### DATA EXCERPT
[start]
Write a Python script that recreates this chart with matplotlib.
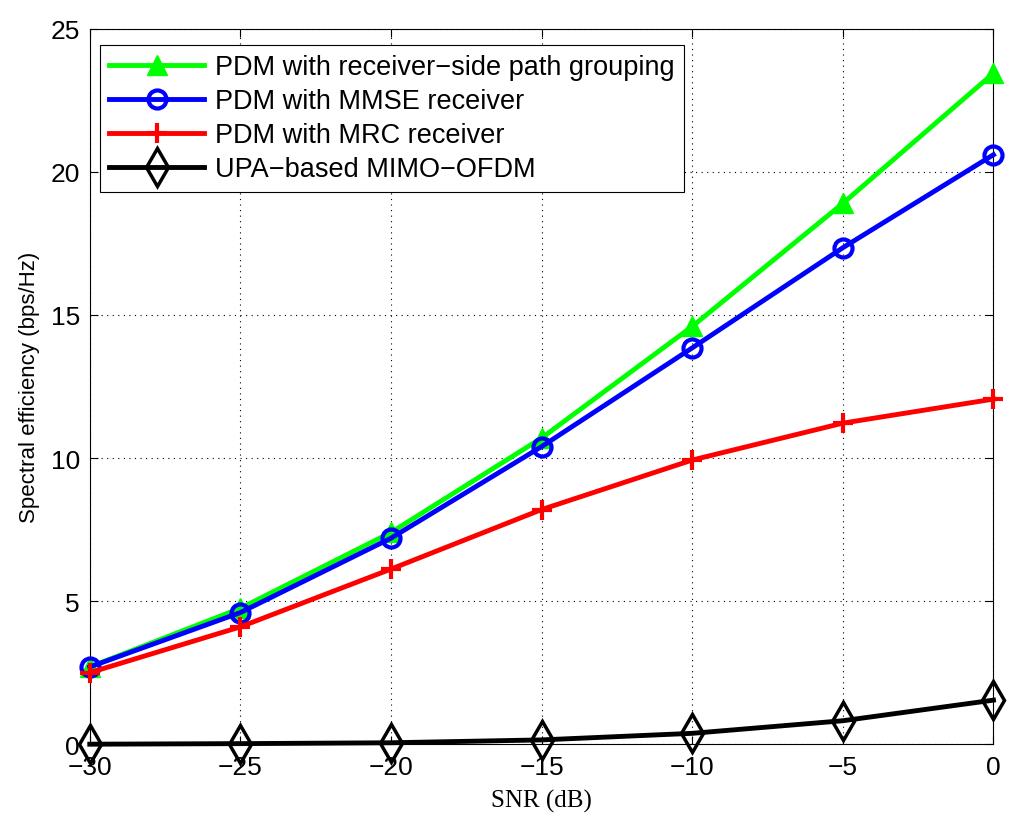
import matplotlib
matplotlib.use('Agg')
import matplotlib.pyplot as plt

snr = [-30, -25, -20, -15, -10, -5, 0]
grouping = [2.7, 4.75, 7.4, 10.7, 14.6, 18.9, 23.45]
mmse = [2.7, 4.6, 7.2, 10.4, 13.85, 17.35, 20.6]
mrc = [2.5, 4.1, 6.12, 8.2, 9.93, 11.22, 12.06]
upa = [0.0, 0.02, 0.05, 0.15, 0.38, 0.82, 1.54]

labels = ['PDM with receiver\u2212side path grouping', 'PDM with MMSE receiver',
          'PDM with MRC receiver', 'UPA\u2212based MIMO\u2212OFDM']
xticks = [-30, -25, -20, -15, -10, -5, 0]
yticks = [0, 5, 10, 15, 20, 25]

plt.rcParams['font.family'] = ['Liberation Sans', 'DejaVu Sans']

fig = plt.figure(figsize=(10.2, 8.28), dpi=100)
ax = fig.add_axes([0.088, 0.100, 0.886, 0.864])

ax.plot(snr, grouping, color='#00ff00', lw=3.5, marker='^', ms=15, mfc='#00ff00',
        label=labels[0], clip_on=False, zorder=5)
ax.plot(snr, mmse, color='blue', lw=3.5, marker='o', ms=13, mfc='none', mew=3,
        label=labels[1], clip_on=False, zorder=5)
ax.plot(snr, mrc, color='red', lw=3.5, marker='+', ms=14, mew=3,
        label=labels[2], clip_on=False, zorder=5)
ax.plot(snr, upa, color='black', lw=3.5, marker='d', ms=19, mfc='none', mew=2.5,
        label=labels[3], clip_on=False, zorder=5)

ax.set_xlim(-30, 0)
ax.set_ylim(0, 25)
ax.set_xticks(xticks)
ax.set_yticks(yticks)
ax.set_xticklabels(['\u221230', '\u221225', '\u221220', '\u221215', '\u221210', '\u22125', '0'])
ax.tick_params(direction='in', top=True, right=True, labelsize=19, length=6)
ax.tick_params(axis='x', pad=8)
ax.tick_params(axis='y', pad=7)
ax.grid(True, linestyle=(0, (1, 4)), color='black', lw=0.8)
for s in ax.spines.values():
    s.set_linewidth(0.8)

ax.set_xlabel('SNR (dB)', family='Liberation Serif', fontsize=18, labelpad=7)
ax.set_ylabel('Spectral efficiency (bps/Hz)', fontsize=16, labelpad=8)

leg = ax.legend(loc='upper left', bbox_to_anchor=(0.011, 0.978), fontsize=19.5, fancybox=False,
                framealpha=1, edgecolor='black', handlelength=3.5, borderpad=0.35,
                labelspacing=0.3, handletextpad=0.4, borderaxespad=0)
leg.get_frame().set_linewidth(0.8)

fig.savefig('out.png', dpi=100)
[end]
### WHAT THIS TASK INVOLVES
From the first line above down to the line with "import matplotlib.pyplot as plt", reproduce every line and no others, omitting pictures.

### ANSWER TO THIS EXERCISE
Write a Python script that recreates this chart with matplotlib.
import matplotlib
matplotlib.use('Agg')
import matplotlib.pyplot as plt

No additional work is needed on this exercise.